-- Brief --
In the records below, find the line containing "Clone this chart" and the line containing "import * as". Give again exactly those lines and every line between them, omitting the pictures.

-- Listing --
((

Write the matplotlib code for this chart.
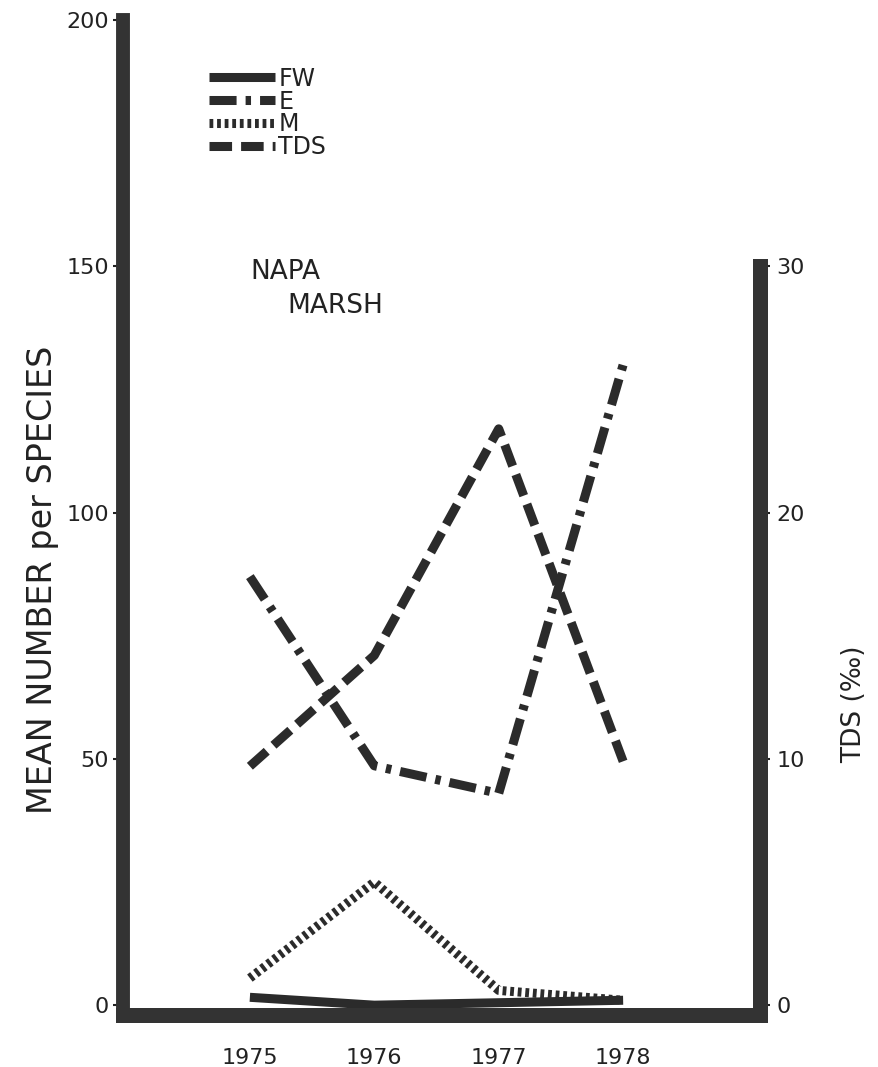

))
((

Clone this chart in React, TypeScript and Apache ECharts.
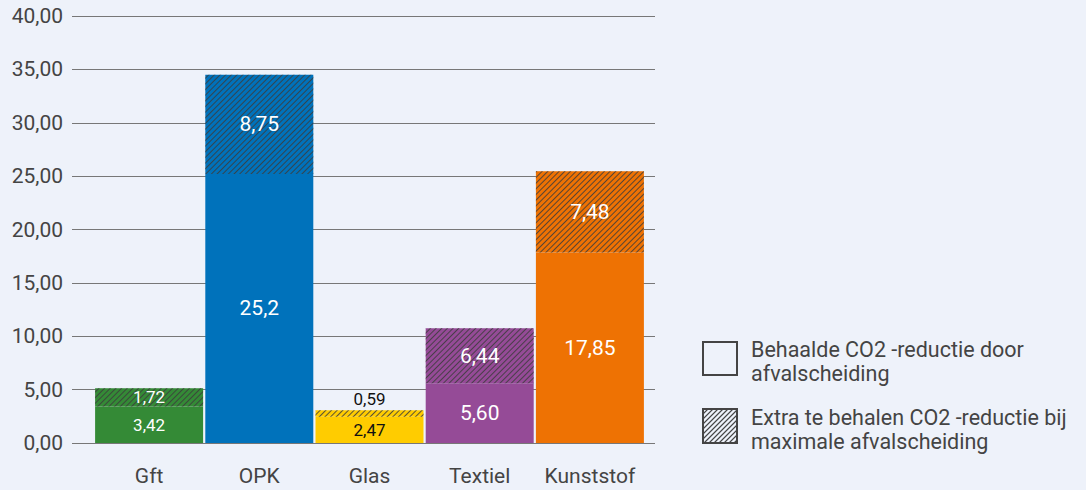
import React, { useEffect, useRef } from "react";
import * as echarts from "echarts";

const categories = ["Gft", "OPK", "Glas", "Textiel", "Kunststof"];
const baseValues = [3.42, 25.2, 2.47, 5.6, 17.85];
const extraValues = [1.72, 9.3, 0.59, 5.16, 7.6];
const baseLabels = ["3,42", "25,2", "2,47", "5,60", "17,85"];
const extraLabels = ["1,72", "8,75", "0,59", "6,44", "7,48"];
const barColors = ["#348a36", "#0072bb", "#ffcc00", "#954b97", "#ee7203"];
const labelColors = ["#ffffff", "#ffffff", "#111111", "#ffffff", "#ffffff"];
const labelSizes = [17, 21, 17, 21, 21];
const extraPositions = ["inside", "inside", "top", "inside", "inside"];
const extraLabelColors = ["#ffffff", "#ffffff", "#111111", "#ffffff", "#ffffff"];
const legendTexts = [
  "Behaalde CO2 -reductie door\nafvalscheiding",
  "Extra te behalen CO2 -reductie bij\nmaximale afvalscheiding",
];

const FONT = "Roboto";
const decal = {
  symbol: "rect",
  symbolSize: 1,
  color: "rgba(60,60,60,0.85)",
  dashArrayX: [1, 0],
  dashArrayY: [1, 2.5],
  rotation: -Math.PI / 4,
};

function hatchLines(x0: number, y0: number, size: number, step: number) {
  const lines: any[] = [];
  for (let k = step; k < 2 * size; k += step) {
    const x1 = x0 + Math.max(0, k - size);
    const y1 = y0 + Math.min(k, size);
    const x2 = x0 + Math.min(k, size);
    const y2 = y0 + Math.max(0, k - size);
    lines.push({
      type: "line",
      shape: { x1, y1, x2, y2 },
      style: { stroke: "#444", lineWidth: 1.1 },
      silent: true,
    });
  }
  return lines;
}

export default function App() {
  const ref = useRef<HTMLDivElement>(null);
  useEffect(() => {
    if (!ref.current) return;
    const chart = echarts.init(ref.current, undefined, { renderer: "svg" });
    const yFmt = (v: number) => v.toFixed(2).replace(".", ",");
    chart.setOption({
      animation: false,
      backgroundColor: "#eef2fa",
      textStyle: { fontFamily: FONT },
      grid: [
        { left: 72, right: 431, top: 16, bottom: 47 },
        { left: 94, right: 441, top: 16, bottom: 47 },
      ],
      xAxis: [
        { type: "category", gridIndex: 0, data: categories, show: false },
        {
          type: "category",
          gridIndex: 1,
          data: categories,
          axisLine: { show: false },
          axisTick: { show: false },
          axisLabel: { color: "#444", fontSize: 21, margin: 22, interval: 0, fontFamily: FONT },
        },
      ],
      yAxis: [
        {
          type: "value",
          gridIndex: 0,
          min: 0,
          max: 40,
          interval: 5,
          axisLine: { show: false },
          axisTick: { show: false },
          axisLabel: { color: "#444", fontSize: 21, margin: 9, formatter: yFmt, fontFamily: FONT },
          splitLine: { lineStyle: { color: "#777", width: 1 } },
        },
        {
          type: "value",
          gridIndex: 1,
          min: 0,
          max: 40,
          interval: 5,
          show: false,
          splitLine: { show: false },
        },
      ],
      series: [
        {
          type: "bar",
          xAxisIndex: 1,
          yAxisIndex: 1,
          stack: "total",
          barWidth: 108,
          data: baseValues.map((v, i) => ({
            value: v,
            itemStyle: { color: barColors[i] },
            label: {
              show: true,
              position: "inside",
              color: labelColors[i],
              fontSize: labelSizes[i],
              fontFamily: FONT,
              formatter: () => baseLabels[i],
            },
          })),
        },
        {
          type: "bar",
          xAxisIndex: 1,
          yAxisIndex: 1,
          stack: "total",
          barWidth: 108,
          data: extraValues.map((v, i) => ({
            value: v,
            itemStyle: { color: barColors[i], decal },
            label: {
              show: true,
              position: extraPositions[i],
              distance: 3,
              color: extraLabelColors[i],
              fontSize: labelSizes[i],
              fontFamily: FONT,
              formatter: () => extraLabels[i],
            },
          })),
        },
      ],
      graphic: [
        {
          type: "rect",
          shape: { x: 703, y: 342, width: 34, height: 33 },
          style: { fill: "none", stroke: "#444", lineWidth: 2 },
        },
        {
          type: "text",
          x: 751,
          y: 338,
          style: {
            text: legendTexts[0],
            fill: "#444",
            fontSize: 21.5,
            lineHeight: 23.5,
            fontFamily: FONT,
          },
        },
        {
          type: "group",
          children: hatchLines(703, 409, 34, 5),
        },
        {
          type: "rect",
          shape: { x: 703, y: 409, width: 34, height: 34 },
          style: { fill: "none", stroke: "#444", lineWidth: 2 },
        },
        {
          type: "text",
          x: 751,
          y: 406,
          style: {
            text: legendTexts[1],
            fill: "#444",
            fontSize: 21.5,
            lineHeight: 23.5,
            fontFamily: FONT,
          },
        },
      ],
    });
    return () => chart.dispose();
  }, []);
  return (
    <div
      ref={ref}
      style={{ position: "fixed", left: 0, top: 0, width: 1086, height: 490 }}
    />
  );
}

))

-- Problem solution --
Clone this chart in React, TypeScript and Apache ECharts.
import React, { useEffect, useRef } from "react";
import * as echarts from "echarts";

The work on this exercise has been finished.